Speaking on Sky News, the data scientist explained the stark difference between tweets posted on Mr Trump's iPhone - which is managed by his campaign team - and those posted by him on his own personal Android.

“The two Twitter accounts show very different behaviours. The Android account tweets were 50 per cent more angry, words filled with disgust and hate and fear," Dr Robinson said.

“The iPhone tweets aren’t from him but his campaign, So someone else tweets things like 'Thank you North Carolina, we’re going to make America great again,' while he’s the one tweeting about, say, the New York Times article."

In the days before the election it was widely reported that Mr Trump’s aides had taken control of his Twitter account in an attempt to present him as a confident and viable presidential candidate.

But Dr Robinson said that based on the continuation - and indeed increase - of “unusual” tweets posted from Mr Trump's Android device since his election victory, the President-elect's “Twitter outrage” was likely to carry on into his presidency.

Dr Robinson said: “From the last week it’s clear it’s not going to stop.
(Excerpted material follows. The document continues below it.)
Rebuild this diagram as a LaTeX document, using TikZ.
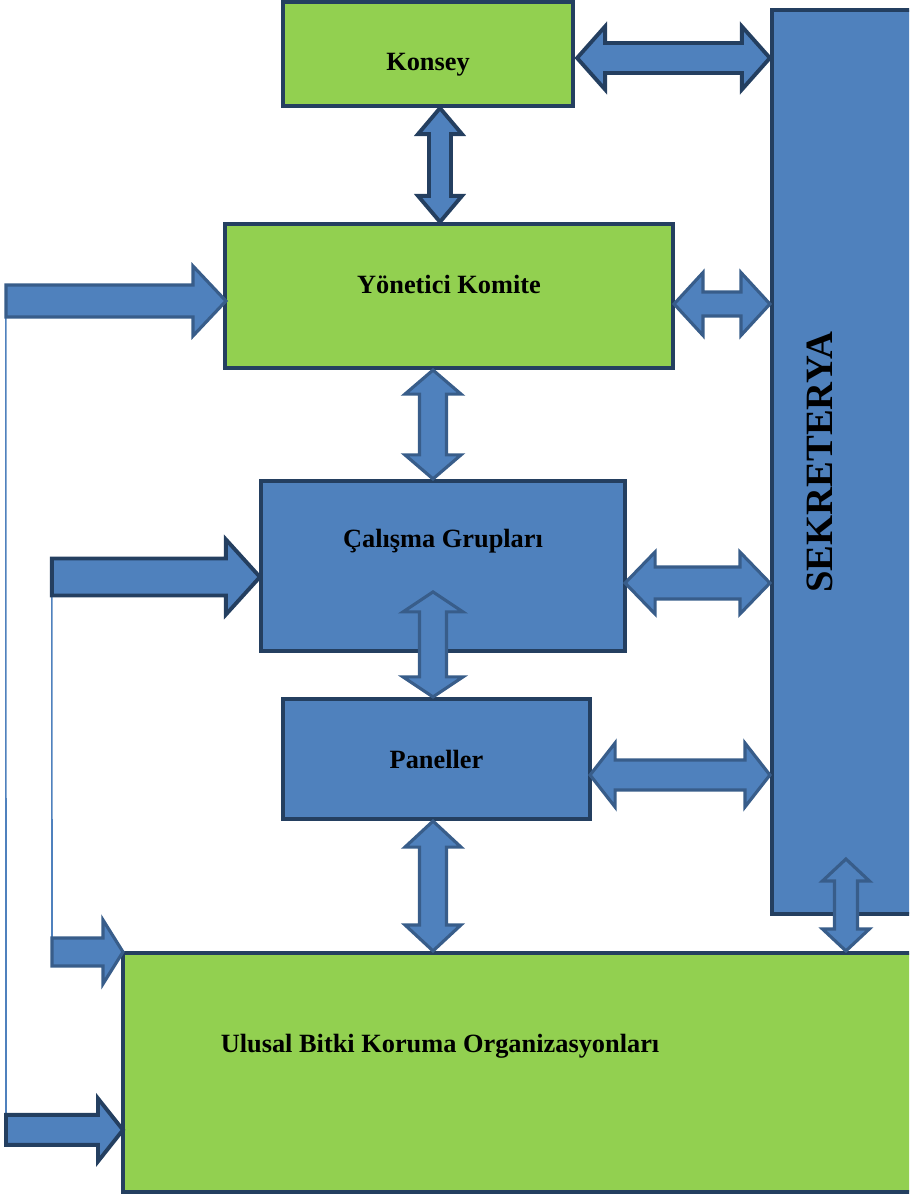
\documentclass[tikz,border=0pt]{standalone}
\usepackage{fontspec}
\setmainfont{Liberation Serif}
\usetikzlibrary{calc}
\definecolor{boxgreen}{HTML}{92D050}
\definecolor{boxblue}{HTML}{4F81BD}
\definecolor{boxline}{HTML}{243F60}
\definecolor{arrline}{HTML}{385D8A}
% block arrows: style, tip 1, tip 2, half shaft, half head, head length
\newcommand{\dblh}[6]{\draw[#1] (#2) -- ($(#2)+(#6,-#5)$) -- ($(#2)+(#6,-#4)$) -- ($(#3)+(-#6,-#4)$) -- ($(#3)+(-#6,-#5)$) -- (#3) -- ($(#3)+(-#6,#5)$) -- ($(#3)+(-#6,#4)$) -- ($(#2)+(#6,#4)$) -- ($(#2)+(#6,#5)$) -- cycle;}
\newcommand{\dblv}[6]{\draw[#1] (#2) -- ($(#2)+(#5,#6)$) -- ($(#2)+(#4,#6)$) -- ($(#3)+(#4,-#6)$) -- ($(#3)+(#5,-#6)$) -- (#3) -- ($(#3)+(-#5,-#6)$) -- ($(#3)+(-#4,-#6)$) -- ($(#2)+(-#4,#6)$) -- ($(#2)+(-#5,#6)$) -- cycle;}
\newcommand{\sglh}[6]{\draw[#1] ($(#2)+(0,-#4)$) -- ($(#3)+(-#6,-#4)$) -- ($(#3)+(-#6,-#5)$) -- (#3) -- ($(#3)+(-#6,#5)$) -- ($(#3)+(-#6,#4)$) -- ($(#2)+(0,#4)$) -- cycle;}
\begin{document}
\begin{tikzpicture}
	[x=0.02cm,y=-0.02cm,
	greenbox/.style={rectangle,draw=boxline,fill=boxgreen,line width=2.4pt,inner sep=0pt},
	bluebox/.style={rectangle,draw=boxline,fill=boxblue,line width=2.4pt,inner sep=0pt},
	boxtext/.style={font=\bfseries\fontsize{15}{18}\selectfont},
	darkarr/.style={draw=boxline,fill=boxblue,line width=2.2pt},
	midarr/.style={draw=arrline,fill=boxblue,line width=1.8pt},
	feed/.style={draw=boxblue,line width=0.9pt}]
	\useasboundingbox (0,0) rectangle (909,1195);
	\clip (0,0) rectangle (909,1195);
	\node[greenbox,name=kon,minimum width=5.8cm,minimum height=2.08cm,label={[boxtext,yshift=-0.22cm]center:Konsey}] at (428,54) {};
	\node[greenbox,name=yon,minimum width=8.96cm,minimum height=2.88cm,label={[boxtext,yshift=0.24cm]center:Yönetici Komite}] at (449,296) {};
	\node[bluebox,name=cal,minimum width=7.28cm,minimum height=3.4cm,label={[boxtext,yshift=0.5cm]center:Çalışma Grupları}] at (443,566) {};
	\node[bluebox,name=pan,minimum width=6.14cm,minimum height=2.4cm,label={[boxtext]center:Paneller}] at (436.5,759) {};
	\node[bluebox,name=sek,minimum width=3.76cm,minimum height=18.08cm,label={[font=\bfseries\fontsize{22}{26}\selectfont,xshift=-0.92cm,rotate=90]center:SEKRETERYA}] at (866,462) {};
	\node[greenbox,name=ubk,minimum width=16.74cm,minimum height=4.78cm,label={[boxtext,xshift=-2.03cm,yshift=0.53cm]center:Ulusal Bitki Koruma Organizasyonları}] at (541.5,1072.5) {};
	% end points
	\coordinate (ks1) at ($(kon.east)+(2,4)$);
	\coordinate (ks2) at (sek.west |- ks1);
	\coordinate (ky1) at ($(kon.south)+(12,0)$);
	\coordinate (ky2) at (ky1 |- yon.north);
	\coordinate (ys1) at ($(yon.east)+(-1,8)$);
	\coordinate (ys2) at (sek.west |- ys1);
	\coordinate (yc1) at ($(yon.south)+(-16,0)$);
	\coordinate (yc2) at (yc1 |- cal.north);
	\coordinate (cs1) at ($(cal.east)+(-2,17)$);
	\coordinate (cs2) at (sek.west |- cs1);
	\coordinate (cp2) at ($(pan.north)+(-3.5,0)$);
	\coordinate (cp1) at ($(cp2)+(0,-105)$);
	\coordinate (ps1) at ($(pan.east)+(-2,16)$);
	\coordinate (ps2) at (sek.west |- ps1);
	\coordinate (pu1) at ($(pan.south)+(-3.5,0)$);
	\coordinate (pu2) at (pu1 |- ubk.north);
	\coordinate (su2) at ($(sek.south west)+(76,0)$);
	\coordinate (su1) at ($(su2)+(0,-57)$);
	\coordinate (su3) at (su2 |- ubk.north);
	\coordinate (t1) at ($(yon.west)+(3,5)$);
	\coordinate (s1) at ($(t1)+(-220,0)$);
	\coordinate (t2) at ($(cal.west)+(1,11)$);
	\coordinate (s2) at ($(t2)+(-208,0)$);
	\coordinate (t3) at ($(ubk.north west)+(2,1)$);
	\coordinate (s3) at ($(t3)+(-71,0)$);
	\coordinate (t4) at ($(ubk.north west)+(2,179)$);
	\coordinate (s4) at ($(t4)+(-117,0)$);
	\draw[feed] ($(s1)+(0,16)$) -- ($(s4)+(0,-15)$);
	\draw[feed] ($(s2)+(0,18.5)$) -- ($(s3)+(0,-14)$);
	\dblh{darkarr}{ks1}{ks2}{15}{31.5}{28}
	\dblv{darkarr}{ky1}{ky2}{11}{22}{26}
	\dblh{midarr}{ys1}{ys2}{12}{31.5}{29}
	\dblv{midarr}{yc1}{yc2}{13.5}{28}{24}
	\dblh{midarr}{cs1}{cs2}{16}{31}{30}
	\dblv{midarr}{cp1}{cp2}{13.5}{30}{20}
	\dblh{midarr}{ps1}{ps2}{15}{32}{25}
	\dblv{midarr}{pu1}{pu2}{13.5}{28}{26}
	\dblv{midarr}{su1}{su3}{11.5}{23.5}{22}
	\sglh{midarr}{s1}{t1}{16}{35}{33}
	\sglh{darkarr}{s2}{t2}{18.5}{37.5}{34}
	\sglh{midarr}{s3}{t3}{14}{32}{20}
	\sglh{darkarr}{s4}{t4}{15}{31.5}{25}
\end{tikzpicture}
\end{document}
Since the election there have been only four tweets from the iPhone and 33 from the Android, and that’s a bigger gap than we’ve seen for the entire rest of 2016.

“My opinion is that Donald Trump will never stop being Donald Trump. It’s very likely that a government official will take over some tweeting on his behalf and perhaps we’ll still see the same different in devices, but I think it’s going to be hard to silence Donald Trump and his particular brand of Twitter outrage."

In his most recent Twitter rant the President-elect insisted he won the presidential popular vote, despite Democratic nominee Hillary Clinton having secured over two million votes more than him at the latest count.

In a tweet on Saturday afternoon, Mr Trump wrote: “In addition to winning the Electoral College in a landslide, I won the popular vote if you deduct the millions of people who voted illegally," despite the fact that there has so far been no evidence whatsoever of any widespread voter fraud.